A lot of founders are looking at their AI product traction and thinking “we’re going to be fine – this is about to take off.” Maybe. But even if you’re right about the product, you might still run out of cash before the market catches up.
I’m watching companies with legitimately good products – 70%+ YoY growth in their new AI lines, real customer adoption, improving unit economics – run out of runway because they didn’t cut burn fast enough.
Don’t be that founder.
And Always, Always Use an L4M Model. In Addition To Whatever Else Your Finance and Ops Team Uses.
Finally, no matter what anyone in ops or finance claims, use an L4M model to run your business. One that just averages growth and burn for the last four months — and rolls that forward.
More on how to do that here.
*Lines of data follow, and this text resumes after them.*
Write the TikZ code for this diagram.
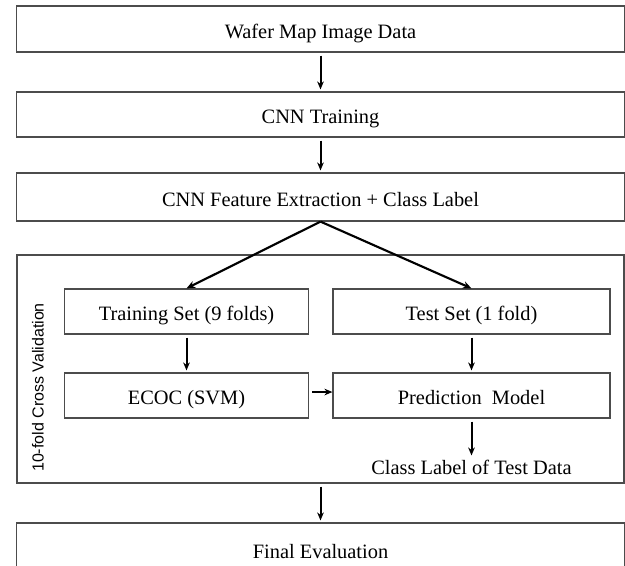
\documentclass[tikz,border=0pt]{standalone}
\usepackage{fontspec}
\setmainfont{Liberation Serif}
\newfontfamily\labelsans{Liberation Sans}
\usetikzlibrary{arrows.meta}
\tikzset{
  box/.style={draw=black!70, line width=0.9pt, inner sep=0pt, text height=14pt, text depth=0pt, font=\fontsize{15.3}{18}\selectfont},
  flow/.style={draw=black, line width=1.5pt, -{Stealth[length=6pt,width=5pt]}, shorten <=2.2pt, shorten >=1.5pt},
  split/.style={draw=black, line width=1.6pt, -{Stealth[length=6.5pt,width=5.5pt]}},
  plain/.style={font=\fontsize{15.3}{18}\selectfont, inner sep=0pt}
}
\begin{document}
\begin{tikzpicture}[x=0.75pt, y=-0.75pt]
\useasboundingbox (0,0) rectangle (625,566);
\clip (0,0) rectangle (625,566);
% top boxes
\node[box, minimum width=608*0.75pt, minimum height=46*0.75pt] (b1) at (320.5,29) {Wafer Map Image Data};
\node[box, minimum width=608*0.75pt, minimum height=45*0.75pt] (b2) at (320.5,114.5) {CNN Training};
\node[box, minimum width=608*0.75pt, minimum height=48*0.75pt] (b3) at (320.5,197) {CNN Feature Extraction + Class Label};
% cross validation frame
\node[box, minimum width=607*0.75pt, minimum height=228*0.75pt, text height=0pt] (cv) at (320.5,369) {};
\node[font=\labelsans\fontsize{12}{14}\selectfont, rotate=90, inner sep=0pt] (cvl) at (38,387.5) {10-fold Cross Validation};
% inner boxes
\node[box, minimum width=244*0.75pt, minimum height=45*0.75pt] (train) at (186.5,311.5) {Training Set (9 folds)};
\node[box, minimum width=277*0.75pt, minimum height=45*0.75pt] (test) at (471.5,311.5) {Test Set (1 fold)};
\node[box, minimum width=244*0.75pt, minimum height=45*0.75pt] (ecoc) at (186.5,395.5) {ECOC (SVM)};
\node[box, minimum width=277*0.75pt, minimum height=45*0.75pt] (pred) at (471.5,395.5) {Prediction~~Model};
\node[plain] (cl) at (471.5,467) {Class Label of Test Data};
% final box (bottom edge outside the picture)
\node[box, minimum width=608*0.75pt, minimum height=60*0.75pt, text height=0pt] (final) at (320.5,553) {};
\node[plain] (finalt) at (320.5,552) {Final Evaluation};
% connectors
\draw[flow] (b1) -- (b2);
\draw[flow] (b2) -- (b3);
\draw[split] (b3.south) -- (train.north);
\draw[split] (b3.south) -- (test.north);
\draw[flow] (train) -- (ecoc);
\draw[flow] (test) -- (pred);
\draw[flow, shorten <=2.5pt, shorten >=0pt] ([yshift=2.6pt]ecoc.east) -- ([yshift=2.6pt]pred.west);
\draw[flow, shorten >=3pt] (pred.south) -- (cl.north);
\draw[flow] (cv.south) -- (final.north);
\end{tikzpicture}
\end{document}
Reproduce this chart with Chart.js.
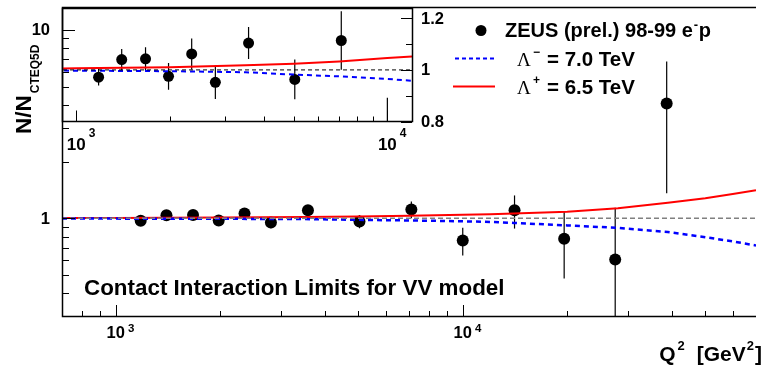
<!DOCTYPE html>
<html>
<head>
<meta charset="utf-8">
<script src="https://cdn.jsdelivr.net/npm/chart.js@4.4.0/dist/chart.umd.min.js"></script>
<style>
  body { margin: 0; background: #fff; }
  #wrap { position: relative; width: 762px; height: 368px; }
  #wrap canvas { position: absolute; left: 0; top: 0; }
</style>
</head>
<body>
<div id="wrap">
  <canvas id="mainChart" width="762" height="368"></canvas>
  <canvas id="insetChart" width="762" height="368"></canvas>
</div>
<script>
// ZEUS 98-99 e-p NC data, ratio to CTEQ5D expectation
const q2 = [1180, 1400, 1670, 1980, 2350, 2800, 3580, 5040, 7110, 10000, 14100, 19600, 27500, 38700];
const ratio = [0.972, 1.040, 1.043, 0.975, 1.062, 0.952, 1.104, 0.963, 1.114, 0.764, 1.103, 0.780, 0.605, 4.07];
const ratioErr = [0.032, 0.041, 0.045, 0.052, 0.060, 0.065, 0.062, 0.077, 0.113, 0.128, 0.220, 0.300, 0.535, 2.71];

// contact interaction curves (VV model)
const curveQ2 = [700, 1000, 2000, 3500, 5000, 7000, 10000, 12000, 14000, 20000, 28000, 39000, 50000, 60000, 70000];
const lambdaMinus = [0.998, 0.997, 0.995, 0.991, 0.982, 0.975, 0.965, 0.958, 0.946, 0.918, 0.890, 0.846, 0.795, 0.755, 0.718];
const lambdaPlus = [1.004, 1.006, 1.010, 1.018, 1.024, 1.033, 1.046, 1.052, 1.062, 1.085, 1.130, 1.210, 1.280, 1.345, 1.410];

// axis ranges and ticks
const mainXRange = [700, 70000];
const mainYRange = [0.3, 13.2];
const insetXRange = [900, 12000];
const insetYRange = [0.8, 1.24];
const mainXMajor = [1000, 10000];
const mainXMinor = [700, 800, 900, 2000, 3000, 4000, 5000, 6000, 7000, 8000, 9000, 20000, 30000, 40000, 50000, 60000];
const mainYMajor = [1, 10];
const mainYMinor = [0.4, 0.5, 0.6, 0.7, 0.8, 0.9, 2, 3, 4, 5, 6, 7, 8, 9];
const insetXMajor = [1000, 10000];
const insetXMinor = [2000, 3000, 4000, 5000, 6000, 7000, 8000, 9000];
const insetYMajor = [0.8, 1.0, 1.2];
const insetYMinor = [0.9, 1.1];
const insetYLabels = ['0.8', '1', '1.2'];

const FONT = '"Liberation Sans", Arial, Helvetica, sans-serif';
const SERIF = '"Liberation Serif", "Times New Roman", serif';

function pts(xs, ys) {
  return xs.map((x, i) => ({ x: x, y: ys[i] }));
}

function lineSet(xs, ys, color, width, dash) {
  return {
    data: pts(xs, ys),
    showLine: true,
    borderColor: color,
    borderWidth: width,
    borderDash: dash,
    pointRadius: 0,
    fill: false,
    clip: 0
  };
}

function clipArea(ctx, a) {
  ctx.beginPath();
  ctx.rect(a.left, a.top, a.right - a.left, a.bottom - a.top);
  ctx.clip();
}

function drawErrors(chart, width) {
  const { ctx, chartArea: a, scales: { x, y } } = chart;
  ctx.save();
  clipArea(ctx, a);
  ctx.strokeStyle = '#000';
  ctx.lineWidth = width;
  q2.forEach((q, i) => {
    const px = x.getPixelForValue(q);
    const lo = Math.max(ratio[i] - ratioErr[i], y.min);
    const hi = ratio[i] + ratioErr[i];
    ctx.beginPath();
    ctx.moveTo(px, y.getPixelForValue(lo));
    ctx.lineTo(px, y.getPixelForValue(hi));
    ctx.stroke();
  });
  ctx.restore();
}

// inward tick marks, ROOT style
function ticksX(ctx, scale, yPix, values, len) {
  values.forEach(v => {
    const px = Math.round(scale.getPixelForValue(v)) + 0.5;
    ctx.beginPath();
    ctx.moveTo(px, yPix);
    ctx.lineTo(px, yPix - len);
    ctx.stroke();
  });
}

function ticksY(ctx, scale, xPix, values, len) {
  values.forEach(v => {
    const py = Math.round(scale.getPixelForValue(v)) + 0.5;
    ctx.beginPath();
    ctx.moveTo(xPix, py);
    ctx.lineTo(xPix + len, py);
    ctx.stroke();
  });
}

// "10^n" label centred on the tick
function powerLabel(ctx, px, baseY, exp, size, supSize, rise) {
  ctx.font = 'bold ' + size + 'px ' + FONT;
  const w = ctx.measureText('10').width;
  ctx.textAlign = 'left';
  ctx.textBaseline = 'alphabetic';
  ctx.fillText('10', px - w / 2, baseY);
  ctx.font = 'bold ' + supSize + 'px ' + FONT;
  ctx.fillText(String(exp), px + w / 2 + 3, baseY - rise);
}

const mainDecor = {
  id: 'mainDecor',
  beforeDatasetsDraw(chart) {
    drawErrors(chart, 1.2);
  },
  afterDraw(chart) {
    const { ctx, chartArea: a, scales: { x, y } } = chart;
    ctx.save();
    ctx.fillStyle = '#000';
    ctx.strokeStyle = '#000';

    // frame
    ctx.lineWidth = 1.5;
    ctx.beginPath();
    ctx.moveTo(a.right, a.top + 0.5);
    ctx.lineTo(a.left + 0.5, a.top + 0.5);
    ctx.lineTo(a.left + 0.5, a.bottom - 0.5);
    ctx.lineTo(a.right, a.bottom - 0.5);
    ctx.stroke();

    ctx.lineWidth = 1;
    ticksX(ctx, x, a.bottom, mainXMajor, 12);
    ticksX(ctx, x, a.bottom, mainXMinor, 6);
    ticksY(ctx, y, a.left, mainYMajor, 13);
    ticksY(ctx, y, a.left, mainYMinor, 7);

    // tick labels
    mainXMajor.forEach(v => {
      powerLabel(ctx, x.getPixelForValue(v), 338, Math.round(Math.log10(v)), 16.5, 11.5, 6);
    });
    ctx.font = 'bold 16.5px ' + FONT;
    ctx.textAlign = 'right';
    ctx.textBaseline = 'middle';
    mainYMajor.forEach(v => {
      ctx.fillText(String(v), 50, y.getPixelForValue(v) + 1);
    });

    // x title: Q^2 [GeV^2]
    ctx.textBaseline = 'alphabetic';
    ctx.textAlign = 'left';
    const big = 'bold 21px ' + FONT;
    const sup = 'bold 13px ' + FONT;
    ctx.font = big;
    const wGeV = ctx.measureText('[GeV').width;
    const wBr = ctx.measureText(']').width;
    ctx.font = sup;
    const wTwo = ctx.measureText('2').width;
    let tx = 761 - wBr - wTwo - 1 - wGeV;
    ctx.font = big;
    ctx.fillText('[GeV', tx, 361);
    ctx.font = sup;
    ctx.fillText('2', tx + wGeV + 1, 350);
    ctx.font = big;
    ctx.fillText(']', tx + wGeV + wTwo + 2, 361);
    ctx.font = big;
    const wQ = ctx.measureText('Q').width;
    const qx = tx - 14 - wTwo - wQ;
    ctx.fillText('Q', qx, 361);
    ctx.font = sup;
    ctx.fillText('2', qx + wQ + 2, 350);

    // y title: N/N_CTEQ5D
    ctx.save();
    ctx.translate(31, 134);
    ctx.rotate(-Math.PI / 2);
    ctx.font = 'bold 22.5px ' + FONT;
    ctx.fillText('N/N', 0, 0);
    const wNN = ctx.measureText('N/N').width;
    ctx.font = 'bold 12px ' + FONT;
    ctx.fillText('CTEQ5D', wNN + 2, 8);
    ctx.restore();

    // model caption
    ctx.font = 'bold 22.4px ' + FONT;
    ctx.fillText('Contact Interaction Limits for VV model', 84, 295);

    // legend
    ctx.beginPath();
    ctx.arc(481, 30.5, 5.5, 0, Math.PI * 2);
    ctx.fill();
    ctx.font = 'bold 20px ' + FONT;
    const lead = 'ZEUS (prel.) 98-99 e';
    ctx.fillText(lead, 505, 37);
    const wLead = ctx.measureText(lead).width;
    ctx.font = 'bold 13px ' + FONT;
    ctx.fillText('-', 505 + wLead + 1, 29);
    ctx.font = 'bold 20px ' + FONT;
    ctx.fillText('p', 505 + wLead + 6, 37);

    ctx.lineWidth = 2;
    ctx.strokeStyle = '#0000ff';
    ctx.setLineDash([4, 3]);
    ctx.beginPath();
    ctx.moveTo(455, 58.5);
    ctx.lineTo(495, 58.5);
    ctx.stroke();
    ctx.setLineDash([]);
    ctx.strokeStyle = '#ff0000';
    ctx.beginPath();
    ctx.moveTo(453, 86.5);
    ctx.lineTo(495, 86.5);
    ctx.stroke();

    [['\u2212', '= 7.0 TeV', 66], ['+', '= 6.5 TeV', 94]].forEach(row => {
      ctx.font = '19px ' + SERIF;
      ctx.fillText('\u039B', 517, row[2]);
      ctx.font = 'bold 12px ' + FONT;
      ctx.fillText(row[0], 533, row[2] - 10);
      ctx.font = 'bold 20.5px ' + FONT;
      ctx.fillText(row[1], 547, row[2]);
    });
    ctx.restore();
  }
};

const insetDecor = {
  id: 'insetDecor',
  beforeDatasetsDraw(chart) {
    drawErrors(chart, 1.2);
  },
  afterDraw(chart) {
    const { ctx, chartArea: a, scales: { x, y } } = chart;
    ctx.save();
    ctx.fillStyle = '#000';
    ctx.strokeStyle = '#000';
    ctx.lineWidth = 1.5;
    ctx.strokeRect(a.left + 0.5, a.top + 0.5, a.right - a.left, a.bottom - a.top - 0.5);

    ctx.lineWidth = 1;
    ticksX(ctx, x, a.bottom, insetXMajor, 11);
    ticksX(ctx, x, a.bottom, insetXMinor, 5);
    // right-hand axis, ticks pointing in
    insetYMajor.concat(insetYMinor).forEach(v => {
      const py = Math.round(y.getPixelForValue(v)) + 0.5;
      const len = insetYMajor.includes(v) ? 11 : 6;
      ctx.beginPath();
      ctx.moveTo(a.right, py);
      ctx.lineTo(a.right - len, py);
      ctx.stroke();
    });

    insetXMajor.forEach(v => {
      powerLabel(ctx, x.getPixelForValue(v), 150, Math.round(Math.log10(v)), 17, 12, 13);
    });
    ctx.font = 'bold 16.5px ' + FONT;
    ctx.textAlign = 'left';
    ctx.textBaseline = 'middle';
    insetYMajor.forEach((v, i) => {
      ctx.fillText(insetYLabels[i], a.right + 9, y.getPixelForValue(v) + 1);
    });
    ctx.restore();
  }
};

function baseOptions(xr, yr, yType, pad) {
  return {
    responsive: false,
    animation: false,
    events: [],
    layout: { padding: pad },
    plugins: { legend: { display: false }, tooltip: { enabled: false } },
    scales: {
      x: { type: 'logarithmic', min: xr[0], max: xr[1], display: false },
      y: { type: yType, min: yr[0], max: yr[1], display: false }
    }
  };
}

const unityX = [mainXRange[0], mainXRange[1]];
const unityY = [1, 1];

new Chart(document.getElementById('mainChart'), {
  type: 'scatter',
  data: {
    datasets: [
      lineSet(unityX, unityY, '#808080', 1.5, [5, 3]),
      lineSet(curveQ2, lambdaMinus, '#0000ff', 2.5, [5, 4]),
      lineSet(curveQ2, lambdaPlus, '#ff0000', 2, []),
      {
        data: pts(q2, ratio),
        pointRadius: 6,
        pointBackgroundColor: '#000',
        pointBorderWidth: 0,
        showLine: false,
        clip: 0
      }
    ]
  },
  options: baseOptions(mainXRange, mainYRange, 'logarithmic', { left: 62, top: 7, right: 0, bottom: 51 }),
  plugins: [mainDecor]
});

new Chart(document.getElementById('insetChart'), {
  type: 'scatter',
  data: {
    datasets: [
      lineSet(unityX, unityY, '#000', 1, [4, 3]),
      lineSet(curveQ2, lambdaMinus, '#0000ff', 2, [5, 4]),
      lineSet(curveQ2, lambdaPlus, '#ff0000', 2, []),
      {
        data: pts(q2, ratio),
        pointRadius: 5.5,
        pointBackgroundColor: '#000',
        pointBorderWidth: 0,
        showLine: false,
        clip: 0
      }
    ]
  },
  options: baseOptions(insetXRange, insetYRange, 'linear', { left: 62, top: 8, right: 350, bottom: 246.5 }),
  plugins: [insetDecor]
});
</script>
</body>
</html>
It’s simple, fast, and keeps everyone honest.
The Bottom Line
You can hide from a lot of things as a founder. You can buy yourself time on a bad hire. You can smooth over a lumpy quarter. You can avoid difficult conversations about strategy or competition or organizational issues.
But you cannot hide from your burn rate.
The cash balance is the most honest number in your business. It doesn’t care about your narrative. It doesn’t care about your growth trajectory. It doesn’t care about how close you are to product-market fit.
It just counts down. Every month. Every day.
And when it hits zero, the conversation ends.
So do the math. Be honest about your runway. And if the numbers don’t work, make the hard decisions now – not in six months when you’re out of options.
Your future self will thank you. And so will the team you’re able to keep because you didn’t wait until it was too late.